> Data extract
'''

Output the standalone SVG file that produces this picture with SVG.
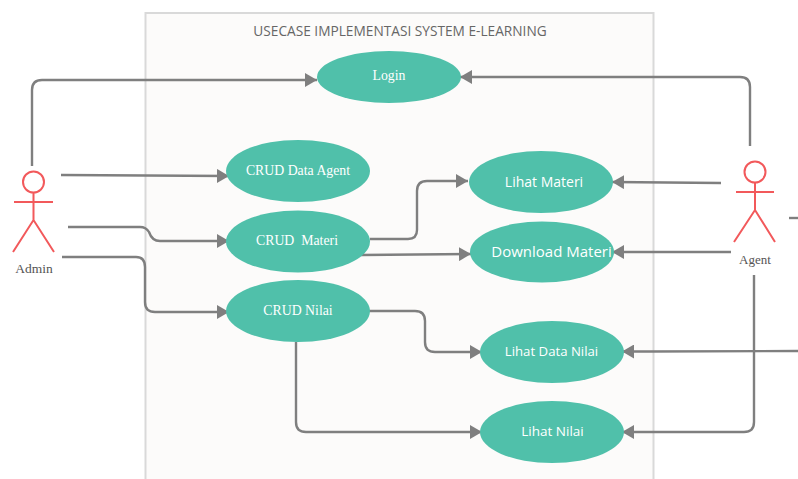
<svg xmlns="http://www.w3.org/2000/svg" width="798" height="479" viewBox="0 0 798 479">
<style>
.uc{fill:#50c0aa}
.a{fill:none;stroke:#f2595b;stroke-width:2}
.c{fill:none;stroke:#7f7f7f;stroke-width:2.400}
.s{font-family:"Liberation Serif",serif;font-size:13.800px;fill:#fff;text-anchor:middle}
.o{font-family:"Open Sans",sans-serif;font-size:14px;fill:#fff;text-anchor:middle}
.l{font-family:"Liberation Serif",serif;font-size:13.500px;fill:#555;text-anchor:middle}
</style>
<defs>
<marker id="arr" markerUnits="userSpaceOnUse" markerWidth="13" markerHeight="14" refX="12" refY="7" orient="auto"><path d="M0 0L12 7L0 14Z" fill="#7f7f7f"/></marker>
</defs>
<rect width="798" height="479" fill="#fff"/>
<g id="system">
<rect x="145.500" y="13" width="508" height="480" fill="#fcfbfa" stroke="#d9d9d9" stroke-width="2"/>
<text x="400" y="36" font-family="Open Sans, sans-serif" font-size="13.700" fill="#666" text-anchor="middle">USECASE IMPLEMENTASI SYSTEM E-LEARNING</text>
</g>
<g id="connectors" class="c">
<path marker-end="url(#arr)" d="M32 166V90Q32 80 42 80H317"/>
<path marker-end="url(#arr)" d="M61 175L229 176"/>
<path marker-end="url(#arr)" d="M68 227H140Q146 227 149 232Q152 241 160 241H229"/>
<path marker-end="url(#arr)" d="M62 257H136Q145 257 145 267V302Q145 312 155 312H229"/>
<path marker-end="url(#arr)" d="M370 239H408Q417 239 417 230V191Q417 181 427 181H468"/>
<path marker-end="url(#arr)" d="M361 255L471 254"/>
<path marker-end="url(#arr)" d="M368 311H415Q425 311 425 321V342Q425 352 435 352H482"/>
<path marker-end="url(#arr)" d="M296 342V422Q296 432 306 432H482"/>
<path marker-end="url(#arr)" d="M750 146V87Q750 77 740 77H460"/>
<path marker-end="url(#arr)" d="M721 183L612 182"/>
<path marker-end="url(#arr)" d="M731 252H612"/>
<path marker-end="url(#arr)" d="M798 351L650 351.500H622"/>
<path marker-end="url(#arr)" d="M754 275V422Q754 432 744 432H622"/>
<path d="M789 218H798"/>
</g>
<g id="login"><ellipse class="uc" cx="389" cy="77" rx="72" ry="26"/><text class="s" x="389" y="80">Login</text></g>
<g id="crud-agent"><ellipse class="uc" cx="298" cy="171" rx="72" ry="31"/><text class="s" x="298" y="175">CRUD Data Agent</text></g>
<g id="crud-materi"><ellipse class="uc" cx="298" cy="241.500" rx="72" ry="31"/><text class="s" x="297" y="245" xml:space="preserve">CRUD  Materi</text></g>
<g id="crud-nilai"><ellipse class="uc" cx="298" cy="311" rx="72" ry="31"/><text class="s" x="298" y="315">CRUD Nilai</text></g>
<g id="lihat-materi"><ellipse class="uc" cx="541" cy="182" rx="72" ry="31"/><text class="o" x="544" y="187">Lihat Materi</text></g>
<g id="download-materi"><ellipse class="uc" cx="542" cy="252" rx="72" ry="30.500"/><text class="o" x="551.500" y="257" font-size="15" style="font-size:15px">Download Materi</text></g>
<g id="lihat-data-nilai"><ellipse class="uc" cx="552" cy="352" rx="72" ry="31"/><text class="o" x="551.500" y="356" style="font-size:13.200px">Lihat Data Nilai</text></g>
<g id="lihat-nilai"><ellipse class="uc" cx="552" cy="432" rx="72" ry="31"/><text class="o" x="552.500" y="436" style="font-size:13.500px">Lihat Nilai</text></g>
<g id="admin"><circle class="a" cx="33.500" cy="182" r="10.500"/><path class="a" d="M33.500 192.500V220M14 202H53M13 252L33.500 220L54 252"/><text class="l" x="34" y="273">Admin</text></g>
<g id="agent"><circle class="a" cx="755" cy="172" r="10.500"/><path class="a" d="M755 182.500V210M736 192H774M734 242L755 210L775 242"/><text class="l" x="755" y="264" style="font-size:13px">Agent</text></g>
</svg>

'''

> What is being asked
Transcribe the preceding listing in its entirety and with exact wording, leaving out pictures.

> Written reply
Output the standalone SVG file that produces this picture with SVG.
<svg xmlns="http://www.w3.org/2000/svg" width="798" height="479" viewBox="0 0 798 479">
<style>
.uc{fill:#50c0aa}
.a{fill:none;stroke:#f2595b;stroke-width:2}
.c{fill:none;stroke:#7f7f7f;stroke-width:2.400}
.s{font-family:"Liberation Serif",serif;font-size:13.800px;fill:#fff;text-anchor:middle}
.o{font-family:"Open Sans",sans-serif;font-size:14px;fill:#fff;text-anchor:middle}
.l{font-family:"Liberation Serif",serif;font-size:13.500px;fill:#555;text-anchor:middle}
</style>
<defs>
<marker id="arr" markerUnits="userSpaceOnUse" markerWidth="13" markerHeight="14" refX="12" refY="7" orient="auto"><path d="M0 0L12 7L0 14Z" fill="#7f7f7f"/></marker>
</defs>
<rect width="798" height="479" fill="#fff"/>
<g id="system">
<rect x="145.500" y="13" width="508" height="480" fill="#fcfbfa" stroke="#d9d9d9" stroke-width="2"/>
<text x="400" y="36" font-family="Open Sans, sans-serif" font-size="13.700" fill="#666" text-anchor="middle">USECASE IMPLEMENTASI SYSTEM E-LEARNING</text>
</g>
<g id="connectors" class="c">
<path marker-end="url(#arr)" d="M32 166V90Q32 80 42 80H317"/>
<path marker-end="url(#arr)" d="M61 175L229 176"/>
<path marker-end="url(#arr)" d="M68 227H140Q146 227 149 232Q152 241 160 241H229"/>
<path marker-end="url(#arr)" d="M62 257H136Q145 257 145 267V302Q145 312 155 312H229"/>
<path marker-end="url(#arr)" d="M370 239H408Q417 239 417 230V191Q417 181 427 181H468"/>
<path marker-end="url(#arr)" d="M361 255L471 254"/>
<path marker-end="url(#arr)" d="M368 311H415Q425 311 425 321V342Q425 352 435 352H482"/>
<path marker-end="url(#arr)" d="M296 342V422Q296 432 306 432H482"/>
<path marker-end="url(#arr)" d="M750 146V87Q750 77 740 77H460"/>
<path marker-end="url(#arr)" d="M721 183L612 182"/>
<path marker-end="url(#arr)" d="M731 252H612"/>
<path marker-end="url(#arr)" d="M798 351L650 351.500H622"/>
<path marker-end="url(#arr)" d="M754 275V422Q754 432 744 432H622"/>
<path d="M789 218H798"/>
</g>
<g id="login"><ellipse class="uc" cx="389" cy="77" rx="72" ry="26"/><text class="s" x="389" y="80">Login</text></g>
<g id="crud-agent"><ellipse class="uc" cx="298" cy="171" rx="72" ry="31"/><text class="s" x="298" y="175">CRUD Data Agent</text></g>
<g id="crud-materi"><ellipse class="uc" cx="298" cy="241.500" rx="72" ry="31"/><text class="s" x="297" y="245" xml:space="preserve">CRUD  Materi</text></g>
<g id="crud-nilai"><ellipse class="uc" cx="298" cy="311" rx="72" ry="31"/><text class="s" x="298" y="315">CRUD Nilai</text></g>
<g id="lihat-materi"><ellipse class="uc" cx="541" cy="182" rx="72" ry="31"/><text class="o" x="544" y="187">Lihat Materi</text></g>
<g id="download-materi"><ellipse class="uc" cx="542" cy="252" rx="72" ry="30.500"/><text class="o" x="551.500" y="257" font-size="15" style="font-size:15px">Download Materi</text></g>
<g id="lihat-data-nilai"><ellipse class="uc" cx="552" cy="352" rx="72" ry="31"/><text class="o" x="551.500" y="356" style="font-size:13.200px">Lihat Data Nilai</text></g>
<g id="lihat-nilai"><ellipse class="uc" cx="552" cy="432" rx="72" ry="31"/><text class="o" x="552.500" y="436" style="font-size:13.500px">Lihat Nilai</text></g>
<g id="admin"><circle class="a" cx="33.500" cy="182" r="10.500"/><path class="a" d="M33.500 192.500V220M14 202H53M13 252L33.500 220L54 252"/><text class="l" x="34" y="273">Admin</text></g>
<g id="agent"><circle class="a" cx="755" cy="172" r="10.500"/><path class="a" d="M755 182.500V210M736 192H774M734 242L755 210L775 242"/><text class="l" x="755" y="264" style="font-size:13px">Agent</text></g>
</svg>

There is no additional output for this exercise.